To weather the crisis, China has injected a very powerful stimulus package, which has created a momentum, he said, adding that China will have to step up and build up its own domestic economy so that there is more demand within the country.

"Whatever China does sets an example. It has proven to be a leader in this crisis. It can do a lot for the global economy," he said, "China's role in the next few years will increase rather than decrease," he added.

Commenting on China's role as an APEC member, he said that China has been a strong voice of moderation, which helps to bring up the issues and problems of developing economies within the APEC.

He said that the APEC has a group of highly developed economies as well as many developing economies which are trying to find their best models. He said that China has played a key role in balancing these two patterns of thinking.

Speaking on the key issues to be discussed at the upcoming APEC leaders' summit, he said that APEC leaders will have to look at what makes the APEC different, and what is APEC's role going to be in the evolving upturn.

"The leaders will talk about the state of the world, what is happening and whether the APEC is ready to address some of these issues directly or indirectly through the G20 or through the WTO."

Because of the economic downturn, there are people who have lost their jobs, economies have shrunk, the western developed economies are suffering and will take many years to recover.

APEC leaders will discuss "how economies could reposition themselves and grow again." There is now an issue of inclusive growth, which has to be strong, sustained and balanced, he said.

The problem that is faced by APEC businesses and companies is not really tariffs anymore, he said, "It is about none-tariff barriers. It's about behind the border regulations."

Singapore has been looking at issues like trade financing, facilitating trade and increasing connectivity within the region. These are very practical issues which will benefit business directly.

"Ultimately the APEC is about increase prosperity. To increase prosperity you must increase wealth, to increase wealth you need the business world to succeed."

He said that the leaders will also emphasize on capacity building. At the time when the economy is not growing as fast as it used to be, it is important to retrain people to make sure that they are prepared for the next upturn.

"I think what we are trying to do is to share experiences, to try to move differences closer. So that we have a reconverge on a more APEC wide model," he said.

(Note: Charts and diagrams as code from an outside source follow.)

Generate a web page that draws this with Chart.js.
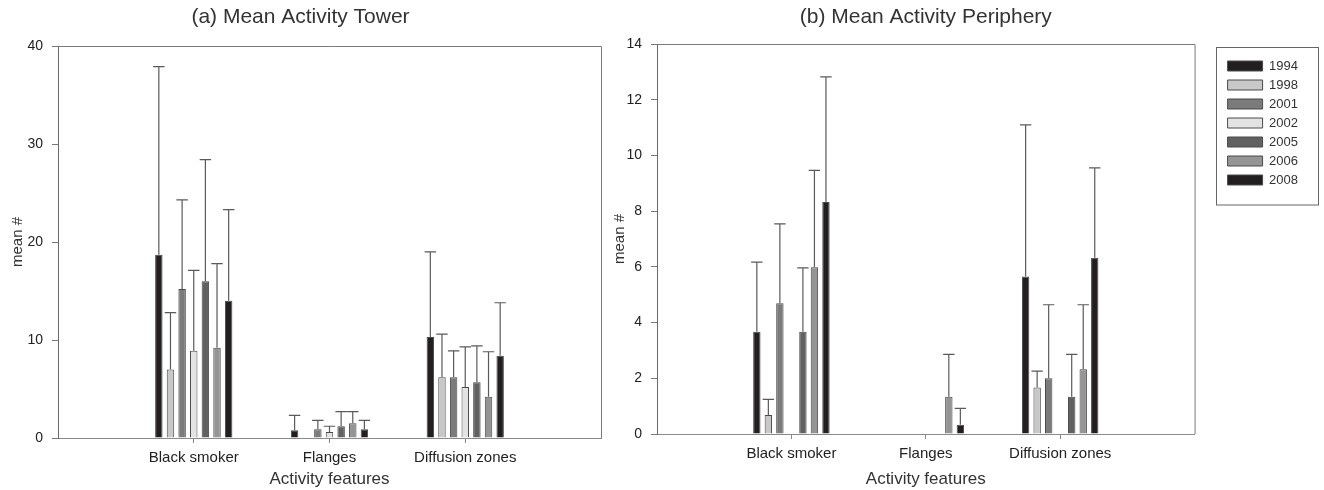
<!DOCTYPE html>
<html>
<head>
<meta charset="utf-8">
<script src="https://cdn.jsdelivr.net/npm/chart.js@4.4.1/dist/chart.umd.min.js"></script>
<style>
  html, body { margin: 0; padding: 0; background: #fff; }
  body { width: 1324px; height: 490px; position: relative; overflow: hidden; }
  #towerChart { position: absolute; left: 0; top: 0; }
  #peripheryChart { position: absolute; left: 604px; top: 0; }
</style>
</head>
<body>
<canvas id="towerChart" width="610" height="490"></canvas>
<canvas id="peripheryChart" width="720" height="490"></canvas>
<script>
// ---- data ----
const categories = ['Black smoker', 'Flanges', 'Diffusion zones'];
const years = ['1994', '1998', '2001', '2002', '2005', '2006', '2008'];
const yearColors = ['#231f20', '#c8c8c8', '#7b7b7b', '#e3e3e3', '#616161', '#959595', '#231f20'];

// (a) tower: one row per year, one value per category
const towerMean = [
    [18.7, 0.8, 10.3],
    [7.0, 0, 6.2],
    [15.2, 0.9, 6.2],
    [8.9, 0.6, 5.2],
    [16.0, 1.2, 5.7],
    [9.2, 1.5, 4.2],
    [14.0, 0.9, 8.4]
];
// upper end of each error bar
const towerErrTop = [
    [37.9, 2.3, 19.0],
    [12.8, 0, 10.6],
    [24.3, 1.8, 8.9],
    [17.1, 1.2, 9.3],
    [28.4, 2.7, 9.4],
    [17.8, 2.7, 8.8],
    [23.3, 1.8, 13.8]
];
const towerTicks = [0, 10, 20, 30, 40];

// (b) periphery
const peripheryMean = [
    [3.67, 0, 5.65],
    [0.68, 0, 1.67],
    [4.69, 0, 2.0],
    [0, 0, 0],
    [3.67, 0, 1.34],
    [5.99, 1.34, 2.32],
    [8.33, 0.33, 6.33]
];
const peripheryErrTop = [
    [6.17, 0, 11.1],
    [1.24, 0, 2.26],
    [7.54, 0, 4.64],
    [0, 0, 0],
    [5.96, 0, 2.86],
    [9.46, 2.86, 4.64],
    [12.82, 0.92, 9.55]
];
const peripheryTicks = [0, 2, 4, 6, 8, 10, 12, 14];

Chart.defaults.font.family = '"Liberation Sans", Arial, sans-serif';
Chart.defaults.color = '#222';

// empty slot on each side of the three categories
const paddedLabels = ['', ...categories, ''];
const pad = arr => [null, ...arr, null];

// draws upward error bars from each bar top
const errorBars = {
    id: 'errorBars',
    afterDatasetsDraw(chart) {
        const ctx = chart.ctx;
        const yScale = chart.scales.y;
        chart.data.datasets.forEach((ds, i) => {
            const meta = chart.getDatasetMeta(i);
            meta.data.forEach((bar, j) => {
                const top = ds.errTop[j];
                const val = ds.data[j];
                if (top == null || val == null || top <= val) return;
                const yTop = yScale.getPixelForValue(top);
                const half = bar.width / 2 + 2;
                ctx.save();
                ctx.strokeStyle = '#5a5a5a';
                ctx.lineWidth = 1.2;
                ctx.beginPath();
                ctx.moveTo(bar.x, bar.y);
                ctx.lineTo(bar.x, yTop);
                ctx.moveTo(bar.x - half, yTop);
                ctx.lineTo(bar.x + half, yTop);
                ctx.stroke();
                ctx.restore();
            });
        });
    }
};

// top and right edge of the plot box
const frame = {
    id: 'frame',
    afterDraw(chart) {
        const { ctx, chartArea: a } = chart;
        ctx.save();
        ctx.strokeStyle = '#7a7a7a';
        ctx.lineWidth = 1;
        ctx.beginPath();
        ctx.moveTo(a.left, a.top + 0.5);
        ctx.lineTo(a.right + 0.5, a.top + 0.5);
        ctx.lineTo(a.right + 0.5, a.bottom);
        ctx.stroke();
        ctx.restore();
    }
};

// move legend away from the plot and put a box round it
const legendBox = {
    id: 'legendBox',
    afterLayout(chart) {
        const lg = chart.legend;
        const dx = 27;
        const dy = (chart.chartArea.top + 9.5) - lg.top;
        lg.left += dx; lg.right += dx;
        lg.top += dy; lg.bottom += dy;
    },
    afterDraw(chart) {
        const hb = chart.legend.legendHitBoxes;
        if (!hb || !hb.length) return;
        const first = hb[0], last = hb[hb.length - 1];
        const ctx = chart.ctx;
        const x = Math.round(first.left - 12) + 0.5;
        const y = Math.round(first.top - 12.5) + 0.5;
        const h = Math.round(last.top + last.height + 18.5) - y;
        ctx.save();
        ctx.strokeStyle = '#666';
        ctx.lineWidth = 1;
        ctx.strokeRect(x, y, 102, h);
        ctx.restore();
    }
};

function buildDatasets(means, errTops) {
    return years.map((yr, i) => ({
        label: yr,
        data: pad(means[i]),
        errTop: pad(errTops[i]),
        backgroundColor: yearColors[i],
        borderColor: '#4a4a4a',
        borderWidth: 1,
        borderSkipped: 'start',
        barPercentage: 0.64,
        categoryPercentage: 0.6
    }));
}

function makeChart(id, cfg) {
    const edgeTick = ctx => (ctx.index === 0 || ctx.index === paddedLabels.length - 1) ? 'rgba(0,0,0,0)' : '#888';
    return new Chart(document.getElementById(id), {
        type: 'bar',
        data: { labels: paddedLabels, datasets: buildDatasets(cfg.means, cfg.errTops) },
        options: {
            responsive: false,
            animation: false,
            layout: { padding: cfg.padding },
            plugins: {
                tooltip: { enabled: false },
                title: {
                    display: true,
                    text: cfg.title,
                    fullSize: cfg.titleFull,
                    color: '#333',
                    font: { size: 21, weight: 'normal' },
                    padding: cfg.titlePad
                },
                legend: cfg.legend
            },
            scales: {
                x: {
                    offset: false,
                    afterFit: s => { s.height = cfg.xHeight; },
                    grid: { offset: false, drawOnChartArea: false, tickLength: 5, color: edgeTick },
                    border: { color: '#8a8a8a' },
                    ticks: { autoSkip: false, maxRotation: 0, padding: 6, font: { size: 15 }, color: '#222' },
                    title: { display: true, text: 'Activity features', font: { size: 17 }, color: '#333', padding: { top: 0, bottom: 0 } }
                },
                y: {
                    min: cfg.ticks[0],
                    max: cfg.ticks[cfg.ticks.length - 1],
                    afterFit: s => { s.width = cfg.yWidth; },
                    grid: { drawOnChartArea: false, tickLength: 6, color: '#777' },
                    border: { color: '#6a6a6a' },
                    ticks: { stepSize: cfg.ticks[1] - cfg.ticks[0], padding: 9, font: { size: 14 }, color: '#222' },
                    title: { display: true, text: 'mean #', font: { size: 15 }, color: '#333', padding: { top: cfg.yTitlePad, bottom: 0 } }
                }
            }
        },
        plugins: cfg.plugins
    });
}

makeChart('towerChart', {
    means: towerMean,
    errTops: towerErrTop,
    ticks: towerTicks,
    title: '(a) Mean Activity Tower',
    titleFull: true,
    titlePad: { top: 5, bottom: 15.8 },
    padding: { left: 0, right: 9, top: 0, bottom: 0 },
    xHeight: 52,
    yWidth: 58,
    yTitlePad: 9,
    legend: { display: false },
    plugins: [errorBars, frame]
});

makeChart('peripheryChart', {
    means: peripheryMean,
    errTops: peripheryErrTop,
    ticks: peripheryTicks,
    title: '(b) Mean Activity Periphery',
    titleFull: false,
    titlePad: { top: 5, bottom: 13.8 },
    padding: { left: 0, right: 43, top: 0, bottom: 0 },
    xHeight: 56,
    yWidth: 53,
    yTitlePad: 7,
    legend: {
        display: true,
        position: 'right',
        align: 'start',
        labels: { boxWidth: 35, boxHeight: 10, padding: 6, color: '#333', font: { size: 13 } }
    },
    plugins: [errorBars, frame, legendBox]
});
</script>
</body>
</html>
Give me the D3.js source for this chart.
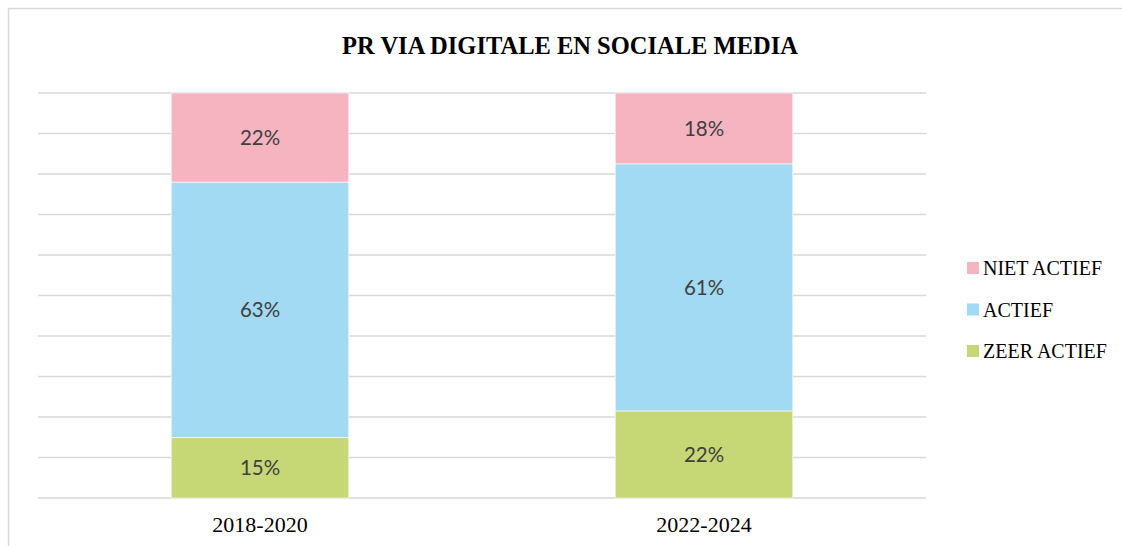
<!DOCTYPE html>
<html>
<head>
<meta charset="utf-8">
<script src="https://cdn.jsdelivr.net/npm/d3@7"></script>
<style>
    html, body { margin: 0; padding: 0; background: #ffffff; }
    .chart__title { font-family: "Liberation Serif", serif; font-weight: bold; font-size: 24.5px; fill: #000000; }
    .chart__grid line { stroke: #d9d9d9; stroke-width: 1.3; }
    .chart__valueText { font-family: "Lato", "Liberation Sans", sans-serif; font-size: 20.5px; fill: #404040; }
    .chart__axisText { font-family: "Liberation Serif", serif; font-size: 22px; fill: #000000; }
    .chart__legendText { font-family: "Liberation Serif", serif; font-size: 20px; fill: #000000; }
</style>
</head>
<body>
<div class="chart"></div>
<script>
// chart data
const categories = ["2018-2020", "2022-2024"];
const seriesNames = ["ZEER ACTIEF", "ACTIEF", "NIET ACTIEF"];
const zeerActief = [15, 21.5];
const actief = [63, 61];
const nietActief = [22, 17.5];
const gridTicks = [0, 10, 20, 30, 40, 50, 60, 70, 80, 90, 100];

const seriesColours = {
    "ZEER ACTIEF": "#c6d776",
    "ACTIEF": "#a2d9f3",
    "NIET ACTIEF": "#f6b4c1"
};

// ----- DRAW ----------------------------------------------
function _drawStackedChart()
{
    const width = 1122,
        height = 546;
    const plot = {
        left: 38,
        right: 926,
        top: 93,
        bottom: 498
    };

    // build table for the stack layout
    let table = categories.map( (c, i) => {
        return {
            category: c,
            "ZEER ACTIEF": zeerActief[i],
            "ACTIEF": actief[i],
            "NIET ACTIEF": nietActief[i]
        };
    });

    let stacked = d3.stack()
        .keys( seriesNames )( table );

    let x = d3.scaleBand()
        .domain( categories )
        .range([ plot.left, plot.right ])
        .paddingInner(0.6)
        .paddingOuter(0.3);

    let y = d3.scaleLinear()
        .domain([0, 100])
        .range([ plot.bottom, plot.top ]);

    let svg = d3.select(".chart").append("svg")
        .attr("width", width)
        .attr("height", height);

    // outer chart frame
    svg.append("rect")
        .attr("x", 8.5)
        .attr("y", 8.5)
        .attr("width", width + 20)
        .attr("height", height + 20)
        .attr("fill", "none")
        .attr("stroke", "#d9d9d9")
        .attr("stroke-width", 1.5);

    // title
    svg.append("text")
        .classed("chart__title", true)
        .attr("x", 570)
        .attr("y", 54)
        .attr("text-anchor", "middle")
        .text("PR VIA DIGITALE EN SOCIALE MEDIA");

    // horizontal gridlines
    svg.append("g")
        .classed("chart__grid", true)
        .selectAll("line")
        .data( gridTicks )
        .enter()
            .append("line")
            .attr("x1", plot.left)
            .attr("x2", plot.right)
            .attr("y1", d => y(d))
            .attr("y2", d => y(d));

    // stacked bars
    let layer = svg.selectAll(".chart__layer")
        .data( stacked )
        .enter()
            .append("g")
            .classed("chart__layer", true)
            .attr("fill", d => seriesColours[d.key]);

    layer.selectAll("rect")
        .data( d => d )
        .enter()
            .append("rect")
            .attr("x", d => x(d.data.category))
            .attr("width", x.bandwidth())
            .attr("y", d => y(d[1]))
            .attr("height", d => y(d[0]) - y(d[1]))
            .attr("stroke", "#ffffff")
            .attr("stroke-width", 0.6);

    // value labels
    layer.selectAll("text")
        .data( d => d )
        .enter()
            .append("text")
            .classed("chart__valueText", true)
            .attr("x", d => x(d.data.category) + x.bandwidth() / 2)
            .attr("y", d => ( y(d[0]) + y(d[1]) ) / 2)
            .attr("dy", "0.36em")
            .attr("text-anchor", "middle")
            .text( d => d3.format(".0f")( d[1] - d[0] ) + "%" );

    // category labels
    svg.append("g")
        .selectAll("text")
        .data( categories )
        .enter()
            .append("text")
            .classed("chart__axisText", true)
            .attr("x", d => x(d) + x.bandwidth() / 2)
            .attr("y", 532)
            .attr("text-anchor", "middle")
            .text( d => d );

    // legend (reverse order, top to bottom)
    let legend = svg.append("g")
        .attr("transform", "translate(967, 262)");

    let legendItem = legend.selectAll("g")
        .data( seriesNames.slice().reverse() )
        .enter()
            .append("g")
            .attr("transform", (d, i) => "translate(0," + ( i * 41.5 ) + ")");

    legendItem.append("rect")
        .attr("width", 12)
        .attr("height", 12)
        .attr("fill", d => seriesColours[d]);

    legendItem.append("text")
        .classed("chart__legendText", true)
        .attr("x", 16)
        .attr("y", 13)
        .text( d => d );
}

_drawStackedChart();
</script>
</body>
</html>
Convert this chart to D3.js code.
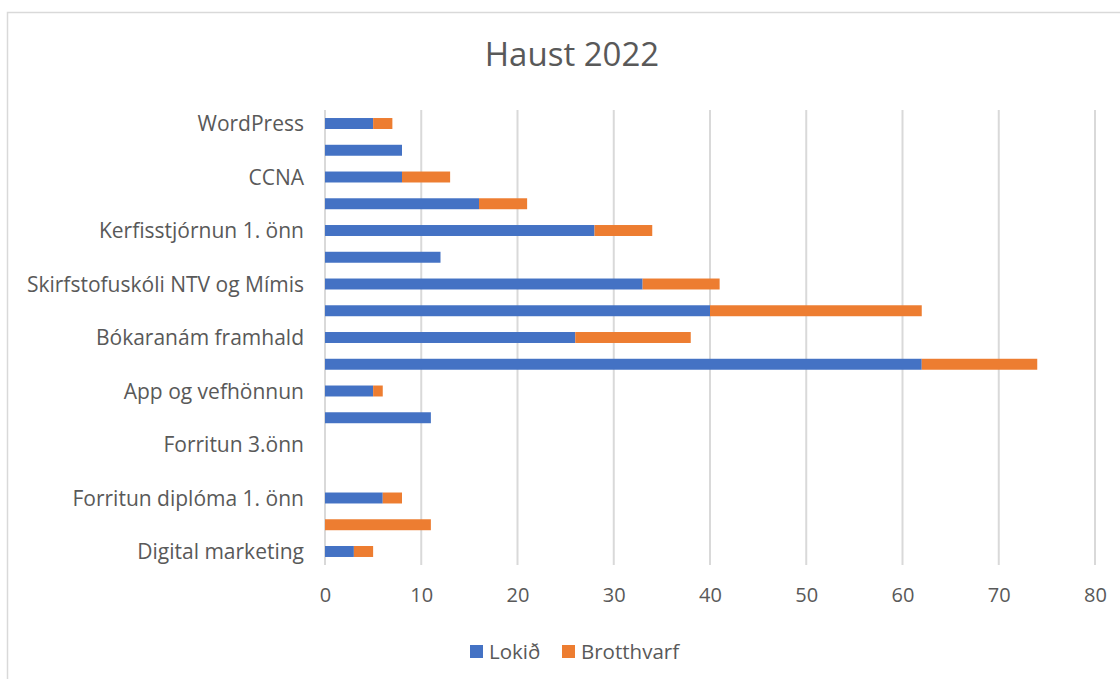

Briefing on the preparation progress for the upcoming summit, he said that "everything is in place." Singapore is pulling all efforts to make sure that the transport, accommodation, security and conferencing will be managed. There will also be some new ideas such as "Dine around Singapore" and a musical evening to increase more networking opportunities for participants at the meetings.

This year marks the 20th anniversary of the founding of the APEC. Talking about APEC's greatest contribution in the past, Tay said, the regional organization has played a very important role in pushing the envelope for free trade and resisting protectionism.

In 1994, economic leaders of the APEC set up the "Bogor Goals" to achieve free and open trade and investment in the Asia-Pacific. The industrialized economies are expected to achieve the goal no later than the year 2010 and developing economies no later than the year 2020.

"If you ask about whether the 'Bogor Goals' have been achieved now? I think more or less it has been. Because broadly speaking our trade has grown five times among the APEC economies, our GDP has tripled. By and large we have already moved a long way."

Talking about the call by APEC trade ministers in this July to conclude the Doha round by 2010, he said that there is no uncertainty about APEC's commitment about completing the Doha round, adding that the APEC has been one of the foremost advocates in increasing the number of Free Trade Agreements among its economies.

"The APEC has encouraged economies to look outwards, to state that when there is a downturn, we do not look inwards. In fact, we open our doors even bigger. And throughout these years, this is what the APEC has been doing."

Looking ahead, Tay said, he is very hopeful about the future of the APEC.

"Because among all the other regional organizations, I think the APEC is by far the most dynamic."

"For the next 20 years, I think we will see a process of evolution, which is good for the APEC. The APEC will grow to be a very strong regional organization," he said.